Five Traits of Successful Athletes

June 1, 2009

By Jack VanDyk, MKIN, CEP, NCCP 1
Jack is the ETS Coordinator at Talisman Centre

Part I

It is amazing that Endurance Training Systems (ETS) celebrated its 5 year anniversary date this past January 2009! As the ETS Coordinator and a training advisor/coach I wanted to share some thoughts regarding what traits or qualities those who have achieved their goals have demonstrated and embodied from my years of coaching and training. Over course there are more than the five I muse about in this short writing, but these five traits or qualities stand out for me and I have found them to be intertwined with one another.

1. Passion

"Passion is an intense emotion compelling feeling, enthusiasm, or desire for anything. Passion often applies to lively or eager interest in or admiration for a proposal, cause, or activity or love." -Wikipedia

It is not enough to simply "want" something. There needs to be some "spark" or desire, purpose perhaps to pursue a goal either in life or sport. I have worked with 100+ individual athletes over the past 10 years and what differentiates those who succeed from those who don't is their passion. To get up at 5am and run when it is cold and dark outside or to sit on the indoor trainer for several hours is not for everyone. Those who have passion see beyond the wish to sleep in and the boredom of being indoors and continue to focus on "why" they are doing the training. Every workout has a purpose including rest and they embrace that train of thought which yields mental strength that is often counted upon when the chips are down on race day. Once they have achieved their goal(s) the passionate ones look back and see how those training sessions contributed to their achievement making the experience more rewarding and meaningful to them. For those who simply go through the motions, cut workouts short, miss workouts on a regular basis, make excuses for why they can't do this or that are often the ones who don’t understand why they failed to achieve their goal(s) and often finger point to external reasons. Always understand clearly why you are training or working towards something and make sure they are for strong personal reasons rather than just to do something because others are doing it.

2. Commitment

"Personal commitment, interaction dominated by obligations. These obligations may be mutual, or self-imposed, or explicitly stated, or may not. ...Personal commitment, which is often a pledge or promise to ones' self for personal growth. Being bound emotionally/intellectually to a course of action." - Wikipedia

I firmly believe that both commitment and passion are heavily intertwined and could be argued that without one you can not truly have the other. The successful athletes I have worked with show high levels of personal commitment towards the achievement of their goals which is fueled by their passion to fulfill their goals. For those who sign up one year in advance for an Ironman triathlon that is a huge first step towards a commitment to completing that event. However beyond registering for it the tough part lies in the physical and mental preparation required to fulfill it and many participants haven't explored their reasons for doing the Ironman and how that decision can affect those around them. One must become committed to being in the pool by 6am for the coached swim session, one must commit to eating the right foods at the right time to support their daily training and general energy needs and one must be committed to getting to sleep earlier to rest the body and mind etc. With the commitment to doing the things required to successfully prepare for the event, the likelihood of having a "great" day is increased.

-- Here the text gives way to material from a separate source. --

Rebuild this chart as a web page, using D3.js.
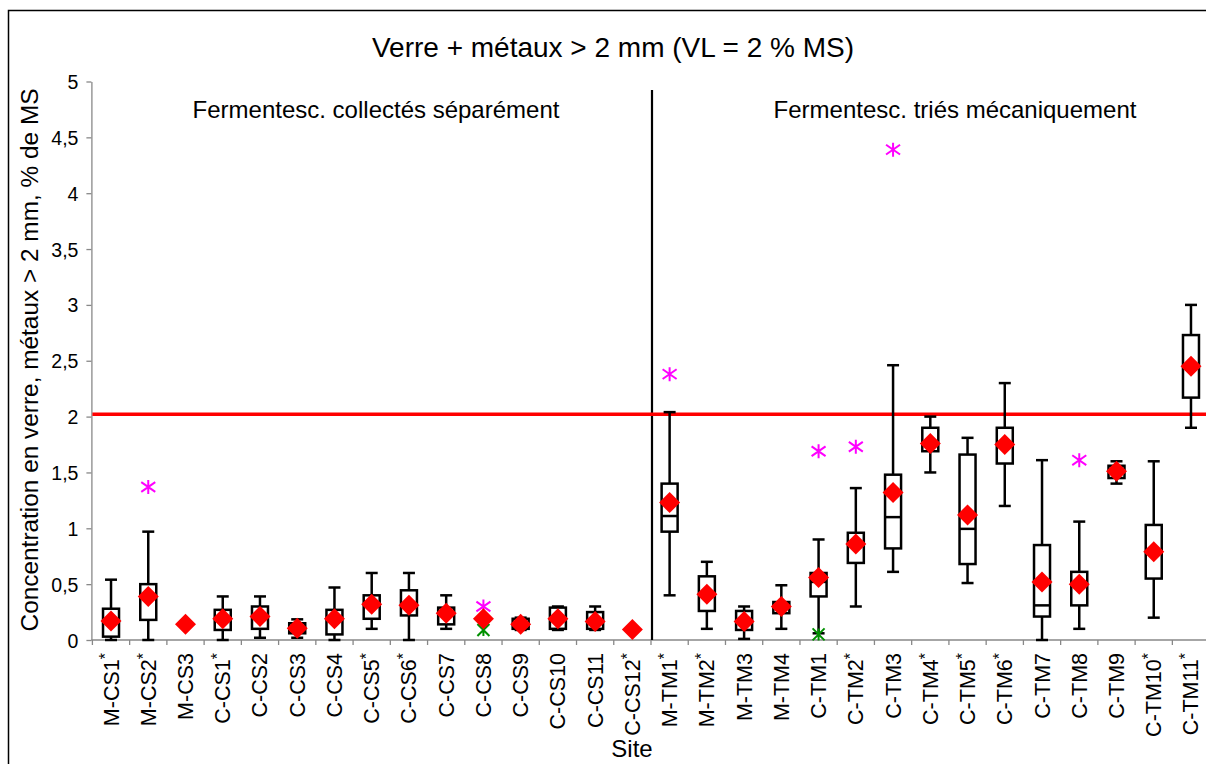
<!DOCTYPE html>
<html><head><meta charset="utf-8">
<script src="https://cdn.jsdelivr.net/npm/d3@7"></script>
<style>
body{margin:0;background:#fff}
svg{display:block}
text{font-family:Arial,"Liberation Sans",sans-serif;fill:#000}
</style>
</head><body>
<svg id="c" width="1206" height="764"></svg>
<script>
const categories = ["M-CS1*","M-CS2*","M-CS3","C-CS1*","C-CS2","C-CS3","C-CS4","C-CS5*","C-CS6*","C-CS7","C-CS8","C-CS9","C-CS10","C-CS11","C-CS12*",
  "M-TM1*","M-TM2*","M-TM3","M-TM4","C-TM1","C-TM2*","C-TM3","C-TM4*","C-TM5*","C-TM6*","C-TM7","C-TM8","C-TM9","C-TM10*","C-TM11*"];
const whiskerLow  = [0.00,0.00,null,0.00,0.02,0.02,0.00,0.10,0.00,0.10,null,0.09,0.09,0.09,null, 0.40,0.10,0.01,0.10,0.06,0.30,0.61,1.50,0.51,1.20,0.00,0.10,1.40,0.20,1.90];
const boxLow      = [0.03,0.18,null,0.09,0.10,0.06,0.05,0.19,0.22,0.14,null,0.10,0.10,0.10,null, 0.97,0.26,0.09,0.24,0.39,0.69,0.82,1.69,0.68,1.58,0.21,0.31,1.45,0.55,2.17];
const medians     = [0.17,0.40,null,0.18,0.20,0.10,0.18,0.30,0.30,0.24,null,0.14,0.19,0.16,null, 1.11,0.41,0.16,0.30,0.52,0.86,1.10,1.77,0.995,1.75,0.31,0.50,1.51,0.79,2.45];
const boxHigh     = [0.28,0.50,null,0.27,0.30,0.15,0.27,0.40,0.445,0.29,null,0.19,0.29,0.25,null, 1.40,0.57,0.26,0.34,0.60,0.96,1.48,1.90,1.66,1.90,0.85,0.61,1.56,1.03,2.73];
const whiskerHigh = [0.54,0.97,null,0.39,0.39,0.185,0.47,0.60,0.60,0.40,null,0.20,0.30,0.30,null, 2.04,0.70,0.30,0.49,0.90,1.36,2.46,2.00,1.81,2.30,1.61,1.06,1.60,1.60,3.00];
const means       = [0.17,0.39,0.14,0.19,0.21,0.105,0.19,0.32,0.31,0.24,0.19,0.14,0.19,0.165,0.095, 1.23,0.41,0.165,0.30,0.56,0.86,1.32,1.76,1.12,1.75,0.52,0.50,1.51,0.79,2.45];
const highOutliers= [null,1.37,null,null,null,null,null,null,null,null,0.30,null,null,null,null, 2.38,null,null,null,1.69,1.73,4.39,null,null,null,null,1.61,null,null,null];
const lowOutliers = [null,null,null,null,null,null,null,null,null,null,0.09,null,null,null,null, null,null,null,null,0.05,null,null,null,null,null,null,null,null,null,null];
const yTicks = [0,0.5,1,1.5,2,2.5,3,3.5,4,4.5,5];
const yTickLabels = ["0","0,5","1","1,5","2","2,5","3","3,5","4","4,5","5"];
const limitValue = 2.02;
const groupLabels = ["Fermentesc. collectés séparément","Fermentesc. triés mécaniquement"];
const titleText = "Verre + métaux > 2 mm (VL = 2 % MS)";
const yLabel = "Concentration en verre, métaux > 2 mm, % de MS";
const xLabel = "Site";

const svg = d3.select("#c");
const pLeft = 92.4, pRight = 1209.6, pTop = 81.5, pBottom = 640;
const x = d3.scaleBand().domain(categories).range([pLeft, pRight]).padding(0);
const y = d3.scaleLinear().domain([0,5]).range([pBottom, pTop]);
const bw = x.bandwidth();
const cx = c => x(c) + bw/2;

// outer frame
svg.append("rect").attr("x",8.5).attr("y",10.5).attr("width",1300).attr("height",900)
  .attr("fill","none").attr("stroke","#000").attr("stroke-width",1.5);

// title
svg.append("text").attr("x",613).attr("y",57).attr("text-anchor","middle")
  .style("font-size","28px").text(titleText);

// y axis
const yAxis = d3.axisLeft(y).tickValues(yTicks).tickFormat((d,i)=>yTickLabels[i]).tickSize(5).tickSizeOuter(0);
const gy = svg.append("g").attr("transform",`translate(${pLeft-1},0)`).call(yAxis);
gy.select(".domain").attr("stroke","#888").attr("stroke-width",1.3);
gy.selectAll(".tick line").attr("stroke","#888").attr("stroke-width",1.3);
gy.selectAll(".tick text").attr("x",-13).attr("dy","0.36em").style("font-size","19.5px").style("font-family","Arial, 'Liberation Sans', sans-serif").attr("fill","#000");

// x axis line + boundary ticks
svg.append("line").attr("x1",pLeft-1).attr("x2",1206).attr("y1",pBottom).attr("y2",pBottom)
  .attr("stroke","#888").attr("stroke-width",1.3);
svg.append("g").selectAll("line").data(categories).join("line")
  .attr("x1",d=>x(d)).attr("x2",d=>x(d)).attr("y1",pBottom).attr("y2",pBottom+5)
  .attr("stroke","#888").attr("stroke-width",1.3);

// x labels
const xl = svg.append("g").selectAll("text").data(categories).join("text")
  .attr("transform",d=>`translate(${cx(d)+7.5},653) rotate(-90)`)
  .attr("text-anchor","end").style("font-size","21.5px");
xl.each(function(d){
  const t = d3.select(this);
  const star = d.endsWith("*");
  t.append("tspan").text(star ? d.slice(0,-1) : d);
  if (star) t.append("tspan").attr("dy","-0.45em").style("font-size","16px").text("*");
});

svg.append("text").attr("x",632).attr("y",757).attr("text-anchor","middle").style("font-size","24px").text(xLabel);
svg.append("text").attr("transform","translate(38,360) rotate(-90)").attr("text-anchor","middle")
  .style("font-size","24.4px").text(yLabel);

// group labels
svg.append("text").attr("x",376).attr("y",118).attr("text-anchor","middle").style("font-size","24px").text(groupLabels[0]);
svg.append("text").attr("x",955).attr("y",118).attr("text-anchor","middle").style("font-size","24px").text(groupLabels[1]);

// divider
svg.append("line").attr("x1",x(categories[15])+1).attr("x2",x(categories[15])+1).attr("y1",90).attr("y2",pBottom)
  .attr("stroke","#000").attr("stroke-width",2.2);

// limit line
svg.append("line").attr("x1",pLeft).attr("x2",1206).attr("y1",y(limitValue)).attr("y2",y(limitValue))
  .attr("stroke","#ff0000").attr("stroke-width",3.5);

// boxplots
const g = svg.append("g");
const L = (x1,y1,x2,y2)=>g.append("line").attr("x1",x1).attr("y1",y1).attr("x2",x2).attr("y2",y2).attr("stroke","#000").attr("stroke-width",2.5);
categories.forEach((c,i)=>{
  const X = cx(c);
  if (boxLow[i]!=null){
    L(X,y(boxHigh[i]),X,y(whiskerHigh[i]));
    L(X,y(boxLow[i]),X,y(whiskerLow[i]));
    L(X-6,y(whiskerHigh[i]),X+6,y(whiskerHigh[i]));
    L(X-6,y(whiskerLow[i]),X+6,y(whiskerLow[i]));
    g.append("rect").attr("x",X-8).attr("width",16).attr("y",y(boxHigh[i]))
      .attr("height",y(boxLow[i])-y(boxHigh[i])).attr("fill","#fff").attr("stroke","#000").attr("stroke-width",2.5);
    L(X-8,y(medians[i]),X+8,y(medians[i]));
  }
});
// outliers
categories.forEach((c,i)=>{
  const X = cx(c);
  if (highOutliers[i]!=null){
    const Y = y(highOutliers[i]), s=7;
    const p = `M${X},${Y-s}L${X},${Y+s}M${X-s},${Y-s*0.7}L${X+s},${Y+s*0.7}M${X-s},${Y+s*0.7}L${X+s},${Y-s*0.7}`;
    g.append("path").attr("d",p).attr("stroke","#ff00ff").attr("stroke-width",2).attr("fill","none");
  }
  if (lowOutliers[i]!=null){
    const Y = y(lowOutliers[i]), s=6;
    const p = `M${X-s},${Y-s}L${X+s},${Y+s}M${X-s},${Y+s}L${X+s},${Y-s}M${X},${Y-s}L${X},${Y+s}`;
    g.append("path").attr("d",p).attr("stroke","#009000").attr("stroke-width",2).attr("fill","none");
  }
});
// means
categories.forEach((c,i)=>{
  const X = cx(c), Y = y(means[i]), s=10.5;
  g.append("path").attr("d",`M${X},${Y-s}L${X+s},${Y}L${X},${Y+s}L${X-s},${Y}Z`).attr("fill","#ff0000");
});
</script>
</body></html>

For many with a family or a meaningful relationship the commitment to preparing for the event extends beyond the personal realm as the loved ones who are supporting you are often the ones who sacrifice the most. One must realize that doing 4-6 hour rides on weekends for a period of time is required preparation which means that loved ones will be often left behind to do other things. Add to this the recovery time required after such arduous training which may limit what activities can be done with loved ones. There is also a large financial commitment to consider with travel, accommodation, equipment, nutrition perhaps coaching etc. If they are supportive of your goal(s) in doing an event always remember that you are not just committed to yourself, but you are also making a commitment to your loved one’s to ensure your time spent away from them and the financial outlay is productive and will increase the likelihood of success on the big day.

3. Consistency

"Steadfast adherence to the same principles, course, form, etc." –

Training is a cumulative process that takes time. In some cases a lot of time and the successful athletes show a level of consistency day to day, week to week, month to month that leads to the accumulation of high levels of fitness. The process of training hard for a short period of time and then not training for a period of time which so many people fall into just does not yield the same results and these athletes often feel they are "behind" everyone else and often are heard saying "if I had only trained more". Over the years I have learned that even getting out for 30 minutes when pressed for time contributes to the development of my overall fitness if the intensity of the training is maximized for short periods of time and I quickly get back on my regular training program. If I take too many days or weeks of reduced to no training, my overall fitness begins to erode and I am in need of more consistent training to build back up. There are some great software packages on the market that allow us to track our accumulated fitness and measure it against our performance(s) which helps to quantify our training doses and the response it has on our body. However, when training drops off for a period of illness, injury or "life" getting in the way, it is quite easy to see the impact in the graphs. Those who are successful show a steady rise and gain in their fitness curve and their performances and when they can keep training consistently from year to year, continue to show improvements. "You Only Get Out What You Put In".